Our research demonstrated, that the socio-cultural regulators play the important role in the social and economic behaviour, but in another way, than it is usually understood. In Japanese or Korean modern regulation we can find the sophisticated rational procedures, in the same time, in British making decisions, even judicial ones, the important place is taken by the principle of “what is reasonable” . The basics of law-enforcement and of implementing the rules and procedures, used in Anglo-Sax practice, represents a “natural” (value-based, culturally embedded) way to humanise social and economic life. According the proof of R. Coase , a precedent usually is ranking with general principles, as a private case of implementing common law.
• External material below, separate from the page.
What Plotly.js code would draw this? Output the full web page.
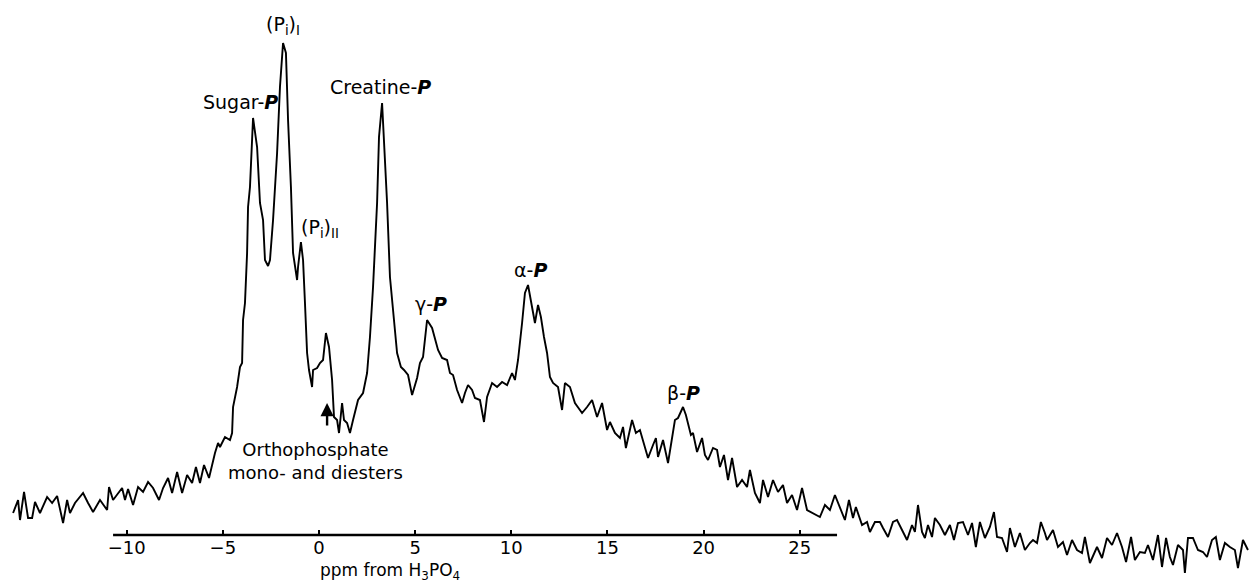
<!DOCTYPE html>
<html>
<head>
<meta charset="utf-8">
<script src="https://cdn.plot.ly/plotly-3.0.1.min.js"></script>
<style>html,body{margin:0;padding:0;background:#fff;}#chart{width:1252px;height:583px;}</style>
</head>
<body>
<div id="chart"></div>
<script>
// Chemical shift (ppm from H3PO4) and signal intensity (arbitrary units)
const ppmLowField = [-15.91,-15.65,-15.55,-15.34,-15.13,-14.92,-14.77,-14.51,-14.14,-13.88,-13.62,-13.31,-13.10,-12.95,-12.69,-12.27,-12.01,-11.75,-11.39,-11.02,-10.92,-10.71,-10.24,-10.09,-9.93,-9.67,-9.41,-9.15,-8.89,-8.63,-8.32,-8.11,-7.85,-7.64,-7.38,-7.12,-6.86,-6.60,-6.40,-6.19,-5.98,-5.72,-5.41,-5.25,-5.15,-4.89,-4.63];
const intLowField = [22,35,15,43,17,17,33,22,38,32,39,12,35,22,32,42,32,23,35,25,48,35,47,35,46,30,48,43,53,47,35,47,57,42,63,42,60,52,68,52,70,57,82,92,88,98,95];

const ppmPiPCr = [-4.52,-4.47,-4.26,-4.11,-4.00,-3.95,-3.85,-3.74,-3.69,-3.59,-3.43,-3.22,-3.17,-3.07,-2.91,-2.81,-2.65,-2.55,-2.39,-2.18,-2.03,-1.87,-1.72,-1.61,-1.46,-1.35,-1.14,-1.09,-0.94,-0.83,-0.73,-0.62,-0.52,-0.36,-0.31,-0.10,0.05,0.21,0.36,0.52,0.68,0.78,0.94,1.04,1.20,1.30,1.46,1.61,1.77,2.03,2.29,2.50,2.65,2.81,3.02,3.12,3.28,3.38,3.54,3.69,3.85,4.06,4.26,4.42,4.63,4.84,5.10];
const intPiPCr = [102,128,148,168,172,215,232,282,328,348,417,388,368,332,315,275,269,275,315,382,448,492,482,415,348,282,255,268,293,275,232,182,165,148,165,167,172,175,202,188,155,118,115,102,132,115,112,102,115,135,142,162,198,248,332,398,432,398,332,258,225,182,168,165,160,140,157];

const ppmGammaAlpha = [5.25,5.41,5.51,5.62,5.88,6.03,6.19,6.40,6.66,6.81,6.97,7.18,7.44,7.59,7.75,7.96,8.11,8.37,8.58,8.74,9.00,9.26,9.52,9.78,10.04,10.19,10.35,10.56,10.71,10.87,11.02,11.23,11.39,11.54,11.70,11.86,12.01,12.17,12.43,12.64,12.79,13.05,13.31,13.47,13.68,13.94,14.20,14.46,14.72,14.98];
const intGammaAlpha = [172,178,198,215,207,197,185,177,175,162,160,145,132,142,150,145,137,135,113,138,152,148,153,150,162,155,175,212,242,250,235,212,230,218,198,182,158,152,148,125,152,148,132,128,122,128,135,118,132,105];

const ppmBeta = [15.13,15.39,15.65,15.81,15.96,16.28,16.48,16.69,16.85,17.11,17.37,17.52,17.63,17.89,18.15,18.36,18.51,18.67,18.93,19.08,19.19,19.34,19.45,19.66,19.92,20.07,20.23,20.49,20.70,20.85,21.06,21.27,21.48,21.74,22.00,22.26,22.41,22.67,22.93,23.09,23.35,23.61,23.87,24.13,24.34,24.60,24.86,25.12,25.38,25.69,26.05,26.31,26.57,26.83,27.09];
const intBeta = [113,102,97,108,87,115,102,105,95,77,90,97,78,95,72,95,115,117,128,120,112,100,102,83,97,80,75,87,85,68,80,55,77,48,55,48,65,42,32,55,38,55,43,50,32,40,25,47,25,22,18,30,25,40,27];

const ppmHighField1 = [27.35,27.56,27.77,27.92,28.24,28.50,28.65,28.91,29.17,29.33,29.59,29.85,30.06,30.32,30.58,30.84,30.99,31.15,31.36,31.51,31.67,31.88,32.03,32.29,32.55,32.81,33.02,33.23,33.49,33.75,33.96,34.16,34.37,34.63,34.89,35.10,35.26,35.52,35.78,35.93,36.19,36.45,36.71,36.97,37.13,37.34,37.54,37.75];
const intHighField1 = [15,35,17,28,10,13,3,13,13,7,-2,13,15,5,-5,10,3,30,3,-3,10,-2,17,10,0,10,-5,12,13,0,12,-12,13,-3,8,23,-2,-3,-17,7,-12,2,-15,-8,-5,-8,13,2];

const ppmHighField2 = [37.86,38.17,38.43,38.69,38.90,39.16,39.42,39.68,39.83,40.09,40.46,40.72,40.98,41.24,41.50,41.76,41.97,42.23,42.43,42.69,42.95,43.11,43.37,43.63,43.84,44.05,44.25,44.41,44.67,44.93,45.03,45.19,45.45,45.71,45.97,46.18,46.44,46.64,46.85,47.11,47.37,47.63,47.79,48.05,48.31];
const intHighField2 = [-5,5,-12,-7,-20,-5,-15,-18,-2,-28,-12,-23,-3,-10,2,-12,-27,-2,-25,-17,-18,-10,-25,0,-32,-3,-22,-30,-10,-15,-38,-3,-3,-15,-17,-22,-5,-2,-25,-8,-12,-15,-33,-5,-15];

const tickValues = [-10,-5,0,5,10,15,20,25];
const tickLabels = ['\u221210','\u22125','0','5','10','15','20','25'];

const ppm = [].concat(ppmLowField, ppmPiPCr, ppmGammaAlpha, ppmBeta, ppmHighField1, ppmHighField2);
const intensity = [].concat(intLowField, intPiPCr, intGammaAlpha, intBeta, intHighField1, intHighField2);

const FONT = 'DejaVu Sans, Liberation Sans, Arial, sans-serif';
const lbl = (text, x, y, xanchor, size) => ({
  text, x, y, xref: 'x', yref: 'y', showarrow: false,
  xanchor: xanchor || 'center', yanchor: 'middle', align: 'center',
  font: {family: FONT, size: size || 19, color: '#000'}
});

const trace = {
  x: ppm, y: intensity, type: 'scatter', mode: 'lines',
  line: {color: '#000', width: 1.9}, hoverinfo: 'skip'
};

const layout = {
  width: 1252, height: 583, autosize: false,
  margin: {l: 0, r: 0, t: 0, b: 0, pad: 0},
  paper_bgcolor: '#fff', plot_bgcolor: '#fff',
  showlegend: false,
  xaxis: {
    range: [-16.59, 48.52], anchor: 'free', position: 48/583,
    showline: false, showgrid: false, zeroline: false,
    tickmode: 'array', tickvals: tickValues, ticktext: tickLabels,
    ticks: 'inside', ticklen: 5, tickwidth: 2, tickcolor: '#000',
    tickfont: {family: FONT, size: 18, color: '#000'}
  },
  yaxis: {range: [-48, 535], visible: false, showgrid: false, zeroline: false},
  shapes: [
    {type: 'line', xref: 'x', yref: 'y', x0: -10.71, x1: 26.94, y0: 0, y1: 0,
     line: {color: '#000', width: 2.5}}
  ],
  annotations: [
    lbl('(P<sub>i</sub>)<sub>I</sub>', -1.87, 510),
    lbl('Sugar-<b><i>P</i></b>', -4.06, 433),
    lbl('Creatine-<b><i>P</i></b>', 0.47, 448, 'left'),
    lbl('(P<sub>i</sub>)<sub>II</sub>', 0.05, 307),
    lbl('\u03b3-<b><i>P</i></b>', 5.82, 231),
    lbl('\u03b1-<b><i>P</i></b>', 11.02, 265),
    lbl('\u03b2-<b><i>P</i></b>', 18.93, 142),
    lbl('Orthophosphate<br>mono- and diesters', -0.16, 74, 'center', 18),
    lbl('ppm from H<sub>3</sub>PO<sub>4</sub>', 3.69, -36, 'center', 17),
    {x: 0.42, y: 132, ax: 0.42, ay: 108, xref: 'x', yref: 'y', axref: 'x', ayref: 'y',
     showarrow: true, arrowhead: 2, arrowsize: 1.1, arrowwidth: 2.4, arrowcolor: '#000', text: ''}
  ]
};

Plotly.newPlot('chart', [trace], layout, {staticPlot: true, displayModeBar: false});
</script>
</body>
</html>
The role of communication and information technologies in the mobilising “jasmine revolutions” on the North of Africa since Dec 2010 (14 Jan 2011, president Zine El Abidine Ben Ali fled Tunisia) is an evidence of the new level of the coincidence between the sophisticated tools and the social substance: when the group interests and purposes find the match in the means. The social institutional framework (networks) helped to break the existing political or economical institutions.
The post-modern regulation is based on the complex social tissue of relationship and interests, based on the background, but grown out of the regulative mechanisms as religion or law. Today we assist at the captivating process of the birth of new regulating system, which should take into account the new level of complexity of individual wills and freedoms.